L’utilità del NO – Ho lasciato decantare un attimo le acque e ho potuto notare come molti non abbiano percepito nulla di ciò che è accaduto, instradando e comprimendo il tutto in una magica parola: patriarcato.
Ho tantissimi difetti ma un pregio me lo riconosco: quello di osservare e riflettere.
La linea di demarcazione tra il grottesco e la cruda realtà odierna la colloco temporalmente attorno all’ inizio degli anni 2000.
La responsabilità del putridume odierno la divido in egual misura tra scuola, famiglia e social. Comincio dalla prima dove il lassismo e il buonismo hanno portato la scuola ad essere un allevamento intensivo di ignoranti e presuntuosi, spalleggiati spesse volte da famiglie di neandertaliani decerebrati.
Se la scuola abdica il suo compito
La scuola ha il sacrosanto dovere di formare i futuri quadri della nazione e il vecchio detto sessantottino il 6 non lo si rifiuta a nessuno è sbagliato e pernicioso perché penalizza chi studia in maniera seria e chi invece sa che tanto qualcuno buono penserà a lui.
Il valore pedagogico del NO
La scuola è un pilastro fondamentale e mettere paletti e dire talvolta NO affermando hai sbagliato per cui ti devo punire è visto dai maître a penser come un qualcosa di discriminatorio.
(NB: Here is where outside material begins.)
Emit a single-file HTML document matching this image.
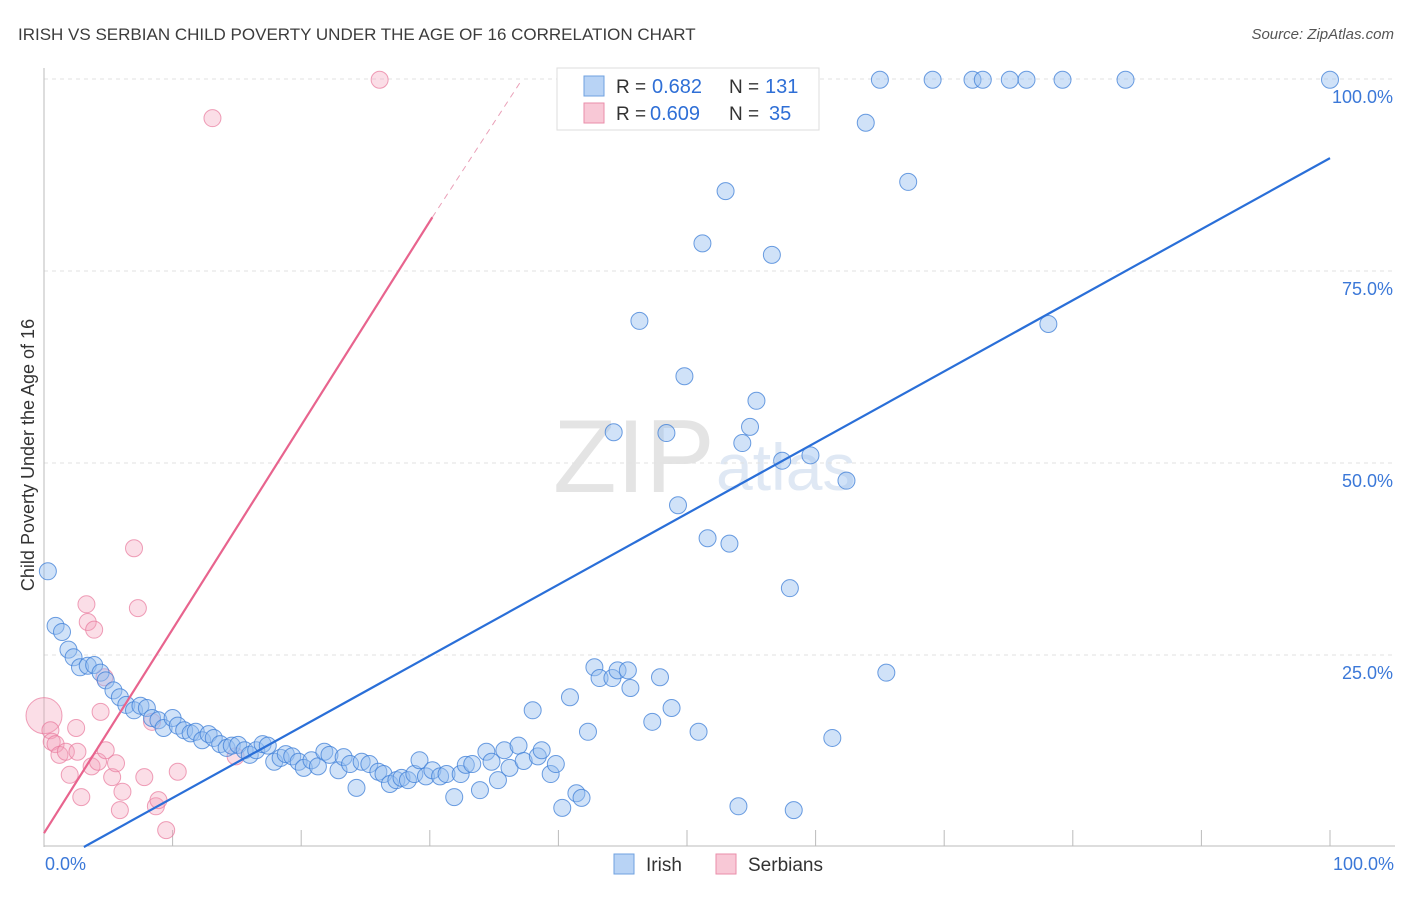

Gli stessi insegnanti sono in taluni casi sbeffeggiati, percossi o aggrediti dai parenti degli alunni che, certi di avere in casa un genio, hanno invece un celenterato privo di cervello e svogliato come un bradipo.
Qui inizia la lotta per il NO che non viene percepito dal giovane come un qualcosa che lo aiuterà a crescere e quindi educativo ma un elemento afflittivo, per cui bisogna rivolgersi alla mamma e al papà che penseranno a chiedere spiegazioni al crudele e tirannico insegnante.
Se la famiglia non educa
D’altronde la scuola non è altro per alcuni che la prosecuzione della vita in famiglia.
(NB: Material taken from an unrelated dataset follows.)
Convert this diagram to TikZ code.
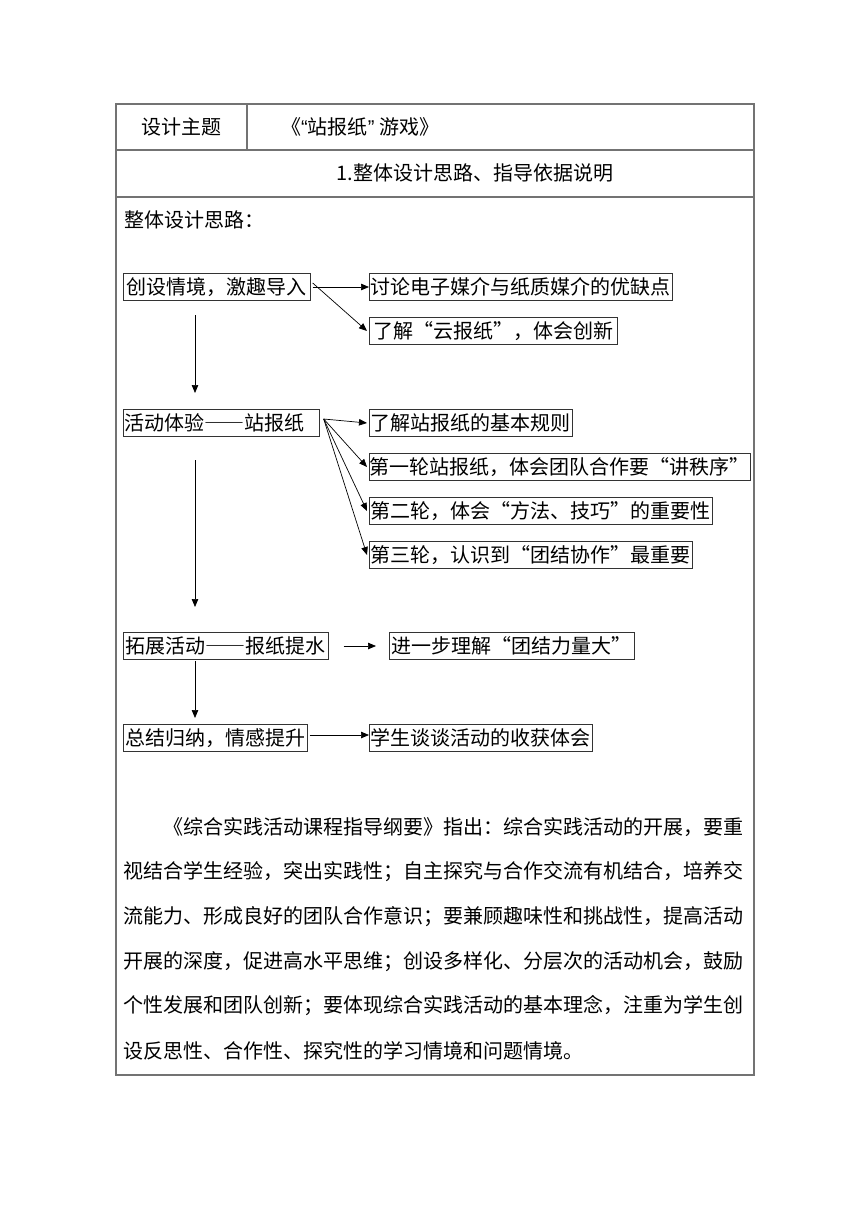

Basta osservare alcune tavolate al ristorante per verificare quanto la famiglia tradizionale sia ormai caduta in basso: al più piccolo viene dato un tablet che riproduce cartoni animati, quello più grande chatta con i suoi amici, i genitori, ognuno per conto proprio fanno foto ai piatti o parlano a voce alta al telefono con i loro amici.
Qualsiasi richiesta dei figli viene immediatamente esaudita così non c’è da discutere.
Il NO non è previsto e a casa funziona più o meno allo stesso modo. A tavola una volta la famiglia discuteva, prendeva decisioni e qualche salutare NO e non ne parliamo più era nelle corde.
Ora ogni pretesa viene promossa, altrimenti si temono danni psicologici.
I Social, ancora loro
A ciò aggiungiamo i social che ormai tra i giovani e non solo hanno sostituito il dialogo personale a effimere conversazioni sul nulla cosmico.
Addirittura si postano e si condividono atteggiamenti strafottenti, punizioni agli insegnanti con vandalizzazione delle auto, così capiscono che a me NO non lo si può dire.
Ancora più ripugnanti video dove vi sono violenze fisiche e morali sulle loro coetanee, spesse volte canzonate per il loro aspetto fisico (oggi si chiama body shaming).
Arrivando all’attualità
Con questi preamboli, in una società dove tutto è permesso, può un giovane capire che un NO significa non ti permetto, non ti do l’autorizzazione, non voglio più vederti?
La povera Giulia ha purtroppo avuto davanti il frutto paranoico di ciò che i progressisti hanno creato negli anni: una scuola che non insegna perché’ tutti devono essere promossi, la voluta disgregazione della famiglia in quanto retaggio ancestrale della società patriarcale e la promozione del mondo virtuale dei social dove l’importante è il numero dei followers in base alle minchiate che compi.
Quindi il NO a Filippo ha scatenato in costui una tempesta interna costruita negli anni e che si è scatenata distruggendo per sempre due vite.
Altro che patriarcato: questo è il risultato della diseducazione progressista.